The table below summarizes the key selection parameters.
| Criterion | Oil-Immersed Transformer | Dry-Type Transformer |
|---|---|---|
| Typical installation location | Outdoor pad-mounted or station | Indoor, rooftop, or containerized |
| Fire risk / safety | Class O fluid (mineral oil) requires bund; vegetable oil improves fire point | Self-extinguishing, no oil; preferred near buildings |
| Voltage ratings | Up to 36 kV (common 10, 20, 35 kV) | Up to 36 kV (standard 10, 20 kV) |
| Capacity range | 50 kVA – 31,500 kVA | 5 kVA – 100 kVA (up to 20 MVA with forced air) |
| Losses (no-load + load) | Typically EC Grade 2 (Tier 2); low-loss amorphous core options available | Often meets Tier 2; can achieve Tier 1 with optimized core design |
| Maintenance | Annual oil test, bushing inspection, gasket checks | Visual inspection, IR thermography, cleaning; no liquid maintenance |
| Relative cost | Lower | 20–30% higher for equivalent rating |
Beyond the dielectric medium, the critical engineering parameters are: rated power (kVA) at least 1.1 × inverter AC output; voltage ratio (e.g., 0.69/35 kV); vector group (Dyn11 is standard for inverter duty); impedance voltage (5–8% to limit fault current and accommodate harmonics); and loss capitalisation values. For large solar farms, 35 kV oil-immersed power transformers in the 12.5–25 MVA range feed directly into the grid interconnection substation. Specifying a unit with an amorphous metal core can reduce no-load losses by 60–70%, saving hundreds of thousands of dollars over the plant’s life.
Moving from a land parcel to a commercial operation date requires coordinating engineering, procurement, and construction (EPC) across roughly 12–24 months for a 50 MW project. Tight scheduling of transformer delivery and grid studies is where most delays creep in. The steps below outline a proven sequence.
Throughout construction, a dedicated commissioning engineer should focus exclusively on the transformer and switchgear installation sequence. An incorrectly set tap changer, a missing ground connection, or a loose bushing terminal can cause a transformer failure that sets the project back months.
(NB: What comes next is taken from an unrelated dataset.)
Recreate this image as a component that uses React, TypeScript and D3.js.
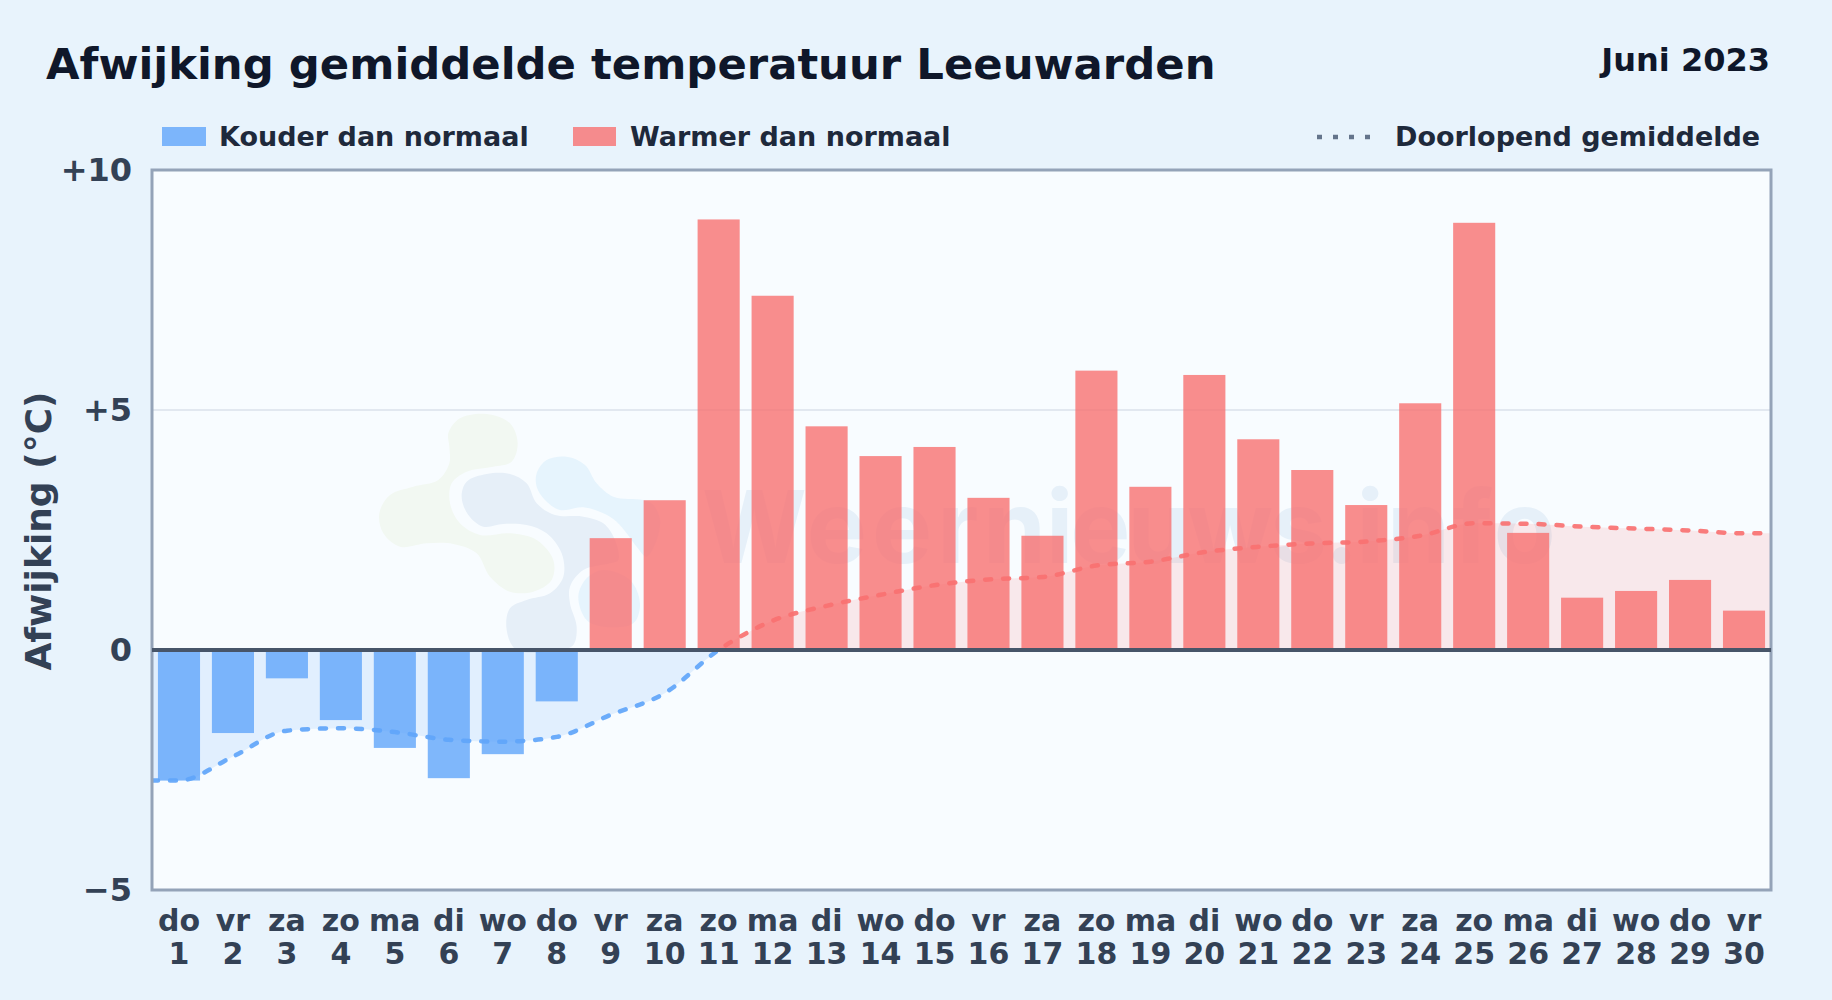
import React, { useRef, useEffect } from "react";
import * as d3 from "d3";

const weekdays = ["do", "vr", "za", "zo", "ma", "di", "wo", "do", "vr", "za", "zo", "ma", "di", "wo", "do", "vr", "za", "zo", "ma", "di", "wo", "do", "vr", "za", "zo", "ma", "di", "wo", "do", "vr"];
const days = d3.range(1, 31);
const deviation = [-2.72, -1.73, -0.59, -1.46, -2.04, -2.67, -2.17, -1.07, 2.33, 3.12, 8.97, 7.38, 4.66, 4.04, 4.23, 3.17, 2.38, 5.82, 3.4, 5.73, 4.39, 3.75, 3.02, 5.14, 8.9, 2.44, 1.09, 1.23, 1.46, 0.82];
const runningMean = [-2.72, -2.22, -1.68, -1.63, -1.71, -1.87, -1.91, -1.81, -1.35, -0.9, 0, 0.61, 0.92, 1.15, 1.35, 1.47, 1.52, 1.76, 1.84, 2.04, 2.15, 2.22, 2.26, 2.38, 2.64, 2.63, 2.57, 2.53, 2.49, 2.43];
const yTicks = [-5, 0, 5, 10];

// watermark logo, rough outlines (3x units, group is scaled down)
const logoGreen: [number, number][] = [[235, 100], [270, 55], [350, 42], [420, 70], [443, 130], [425, 185], [370, 200], [290, 215], [245, 250], [240, 310], [270, 370], [330, 405], [420, 400], [500, 420], [550, 480], [545, 540], [490, 575], [420, 575], [360, 530], [320, 460], [250, 432], [170, 430], [90, 440], [40, 400], [28, 340], [60, 285], [130, 260], [205, 240], [238, 190], [238, 140]];
const logoGrey: [number, number][] = [[275, 290], [290, 245], [350, 222], [420, 222], [470, 250], [500, 310], [555, 345], [640, 350], [700, 370], [735, 420], [745, 480], [720, 490], [640, 510], [600, 560], [600, 610], [620, 680], [610, 735], [570, 750], [440, 750], [410, 690], [420, 625], [470, 600], [540, 580], [580, 530], [575, 460], [530, 400], [470, 375], [400, 372], [340, 380], [295, 345]];
const logoBlue: [number, number][] = [[500, 220], [530, 180], [590, 170], [645, 195], [680, 250], [730, 290], [820, 300], [850, 315], [870, 360], [860, 420], [830, 470], [800, 440], [770, 400], [740, 365], [700, 340], [640, 322], [570, 330], [525, 300], [500, 260]];
const logoBlueSmall: [number, number][] = [[625, 590], [650, 535], [700, 510], [780, 540], [810, 610], [790, 670], [700, 680], [650, 660]];

const width = 1832;
const height = 1000;
const marginTop = 170;
const marginRight = 61;
const marginBottom = 110;
const marginLeft = 152;

const App: React.FC = () => {
    const svgRef = useRef<SVGSVGElement | null>(null);

    useEffect(() => {
        if (!svgRef.current) return;

        const x = d3.scaleBand<number>()
            .domain(days)
            .range([marginLeft, width - marginRight])
            .paddingInner(0.22)
            .paddingOuter(0.11);

        const y = d3.scaleLinear()
            .domain([-5, 10])
            .range([height - marginBottom, marginTop]);

        const svg = d3.select(svgRef.current);
        svg.selectAll("*").remove();

        const font = "'DejaVu Sans', sans-serif";
        const innerW = width - marginLeft - marginRight;

        svg.append("rect").attr("width", width).attr("height", height).attr("fill", "#e8f3fc");
        svg.append("rect")
            .attr("x", marginLeft).attr("y", marginTop)
            .attr("width", innerW).attr("height", y(-5) - y(10))
            .attr("fill", "#f8fcff");

        const defs = svg.append("defs");
        defs.append("clipPath").attr("id", "above").append("rect")
            .attr("x", marginLeft).attr("y", marginTop)
            .attr("width", innerW).attr("height", y(0) - y(10));
        defs.append("clipPath").attr("id", "below").append("rect")
            .attr("x", marginLeft).attr("y", y(0))
            .attr("width", innerW).attr("height", y(-5) - y(0));

        // watermark
        const blob = d3.line().curve(d3.curveCatmullRomClosed.alpha(0.5));
        const logo = svg.append("g").attr("transform", "translate(370,400) scale(0.3333)");
        logo.append("path").attr("d", blob(logoGreen)!).attr("fill", "#f2f8f2");
        logo.append("path").attr("d", blob(logoBlue)!).attr("fill", "#e6f4fd");
        logo.append("path").attr("d", blob(logoBlueSmall)!).attr("fill", "#e6f4fd");
        logo.append("path").attr("d", blob(logoGrey)!).attr("fill", "#e6eff8");
        svg.append("text")
            .attr("x", 702).attr("y", 563)
            .attr("dx", "0 5 5 5 4 0 -3 -3 -3 -3 -2 -2 3 3 3")
            .attr("font-family", "Inter, sans-serif")
            .attr("font-weight", 700)
            .attr("font-size", 101)
            .attr("fill", "#e6f0f9")
            .text("Weernieuws.info");

        // grid
        svg.append("line")
            .attr("x1", marginLeft).attr("x2", width - marginRight)
            .attr("y1", y(5)).attr("y2", y(5))
            .attr("stroke", "#e2e8f0").attr("stroke-width", 2);

        // running mean extends flat to both plot edges
        const meanPts: [number, number][] = [
            [marginLeft, runningMean[0]],
            ...runningMean.map((v, i) => [x(days[i])! + x.bandwidth() / 2, v] as [number, number]),
            [width - marginRight, runningMean[runningMean.length - 1]],
        ];

        const area = d3.area<[number, number]>()
            .x(d => d[0]).y0(y(0)).y1(d => y(d[1]))
            .curve(d3.curveMonotoneX);
        const meanLine = d3.line<[number, number]>()
            .x(d => d[0]).y(d => y(d[1]))
            .curve(d3.curveMonotoneX);

        svg.append("path").attr("d", area(meanPts)!).attr("clip-path", "url(#above)")
            .attr("fill", "rgba(248,113,113,0.14)");
        svg.append("path").attr("d", area(meanPts)!).attr("clip-path", "url(#below)")
            .attr("fill", "rgba(96,165,250,0.15)");

        svg.append("g")
            .selectAll("rect")
            .data(deviation)
            .join("rect")
            .attr("x", (_, i) => x(days[i])!)
            .attr("width", x.bandwidth())
            .attr("y", d => y(Math.max(d, 0)))
            .attr("height", d => Math.abs(y(d) - y(0)))
            .attr("fill", d => d < 0 ? "rgba(96,165,250,0.8)" : "rgba(248,113,113,0.8)");

        [["above", "#f87171"], ["below", "#60a5fa"]].forEach(([id, color]) => {
            svg.append("path")
                .attr("d", meanLine(meanPts)!)
                .attr("clip-path", `url(#${id})`)
                .attr("fill", "none")
                .attr("stroke", color)
                .attr("stroke-opacity", 0.92)
                .attr("stroke-width", 4.5)
                .attr("stroke-linecap", "round")
                .attr("stroke-dasharray", "6 12");
        });

        // frame
        svg.append("rect")
            .attr("x", marginLeft).attr("y", marginTop)
            .attr("width", innerW).attr("height", y(-5) - y(10))
            .attr("fill", "none")
            .attr("stroke", "#94a3b8").attr("stroke-width", 3);

        svg.append("line")
            .attr("x1", marginLeft).attr("x2", width - marginRight)
            .attr("y1", y(0)).attr("y2", y(0))
            .attr("stroke", "#475569").attr("stroke-width", 4);

        // axes
        svg.append("g")
            .attr("transform", `translate(132,0)`)
            .call(d3.axisLeft(y).tickValues(yTicks).tickSize(0).tickPadding(0)
                .tickFormat(d => +d > 0 ? `+${d}` : +d < 0 ? `−${Math.abs(+d)}` : `${d}`))
            .call(g => g.select(".domain").remove())
            .call(g => g.selectAll("text")
                .attr("x", 0)
                .attr("dy", "0.32em")
                .attr("fill", "#334155")
                .attr("font-family", font)
                .attr("font-weight", 700)
                .attr("font-size", 32));

        const xTick = svg.append("g")
            .selectAll("text")
            .data(days)
            .join("text")
            .attr("text-anchor", "middle")
            .attr("fill", "#334155")
            .attr("font-family", font)
            .attr("font-weight", 700)
            .attr("font-size", 30)
            .attr("transform", d => `translate(${x(d)! + x.bandwidth() / 2},0)`);
        xTick.append("tspan").attr("x", 0).attr("y", 931).text((_, i) => weekdays[i]);
        xTick.append("tspan").attr("x", 0).attr("y", 964).text(d => d);

        svg.append("text")
            .attr("transform", `translate(51,${531}) rotate(-90)`)
            .attr("text-anchor", "middle")
            .attr("fill", "#334155")
            .attr("font-family", font)
            .attr("font-weight", 700)
            .attr("font-size", 36)
            .text("Afwijking (°C)");

        // title
        svg.append("text")
            .attr("x", 46).attr("y", 79)
            .attr("fill", "#0f172a")
            .attr("font-family", font)
            .attr("font-weight", 700)
            .attr("font-size", 43.35)
            .text("Afwijking gemiddelde temperatuur Leeuwarden");
        svg.append("text")
            .attr("x", 1770).attr("y", 71)
            .attr("text-anchor", "end")
            .attr("fill", "#0f172a")
            .attr("font-family", font)
            .attr("font-weight", 700)
            .attr("font-size", 32)
            .text("Juni 2023");

        // legend
        const legendText = (xPos: number, label: string) => svg.append("text")
            .attr("x", xPos).attr("y", 146)
            .attr("fill", "#1e293b")
            .attr("font-family", font)
            .attr("font-weight", 700)
            .attr("font-size", 27)
            .text(label);
        svg.append("rect").attr("x", 162).attr("y", 127).attr("width", 44).attr("height", 19).attr("fill", "rgba(96,165,250,0.8)");
        legendText(219, "Kouder dan normaal");
        svg.append("rect").attr("x", 573).attr("y", 127).attr("width", 43).attr("height", 19).attr("fill", "rgba(248,113,113,0.8)");
        legendText(630, "Warmer dan normaal");
        svg.append("line")
            .attr("x1", 1317).attr("x2", 1376).attr("y1", 137).attr("y2", 137)
            .attr("stroke", "#64748b").attr("stroke-width", 4.5)
            .attr("stroke-dasharray", "5 11");
        legendText(1395, "Doorlopend gemiddelde");
    }, []);

    return <svg ref={svgRef} width={width} height={height} viewBox={`0 0 ${width} ${height}`}
        style={{ position: "absolute", left: 0, top: 0, display: "block" }} />;
};

export default App;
Over a 25-year operating life, even a well-built PV plant will experience equipment failures. The goal is to detect degradation before it trips protection relays or causes a revenue-generating outage. A structured maintenance plan separates critical planned activities from reactive firefighting.
| Fault type | Typical cause | Average MTTR | Preventive action |
|---|---|---|---|
| Module hot spots & bypass diode failure | Partial shading, cell cracks, manufacturing defect | 4–8 hours (module swap) | Quarterly IR thermography drone scans; replace underperforming modules |
| Inverter tripping on overvoltage or overcurrent | Grid transient, lightning, undersized inverter | 1–4 hours (reset/reconfigure) | Set appropriate grid-protection parameters; install surge arresters on AC and DC sides |
| Transformer overheating or low oil level | Sustained overload, blocked radiator, gasket leak | 2–8 hours (top-up oil, clean fins) | Monthly visual inspection of oil level, temperature gauges; annual dissolved gas analysis (DGA) |
| MV switchgear SF6 gas leakage (gas-insulated) | Seal deterioration, mechanical shock | 4–12 hours (recharge or replace) | Quarterly gas pressure check; alarm thresholds set to 85% of nominal density |
| Cable insulation breakdown | Water ingress in joints, rodent damage, overheating | 6–24 hours (locate and re-joint) | Annual insulation resistance tests; keep cable trenches drainage clear |
| Tracking motor/torque tube failure | Gear wear, wind gust overload, control board fault | 4–12 hours (manual stow, replace actuator) | Monthly mechanical inspection of motors and limit switches; lubricate per manufacturer schedule |
Transformer-specific maintenance deserves emphasis. A large oil-immersed unit holds thousands of liters of insulating fluid. A single internal arc or a moisture ingress event can destroy a transformer in seconds. Annual oil dielectric breakdown tests and furan analysis predict paper insulation aging. Likewise, dry-type units need infrared scans at full load to spot loose connections and excessive coil heating. Re-torquing bolted joints after the first year of operation prevents hot spots.
Many fleet operators now supplement periodic inspections with continuous online monitoring. Dissolved gas-in-oil monitors, partial discharge sensors, and bushing capacitive taps feed data to a central SCADA. When the acetylene level spikes, the system flags a potential arc fault before the Buchholz relay even triggers. That early warning can mean the difference between a $10,000 repair and a $200,000 replacement.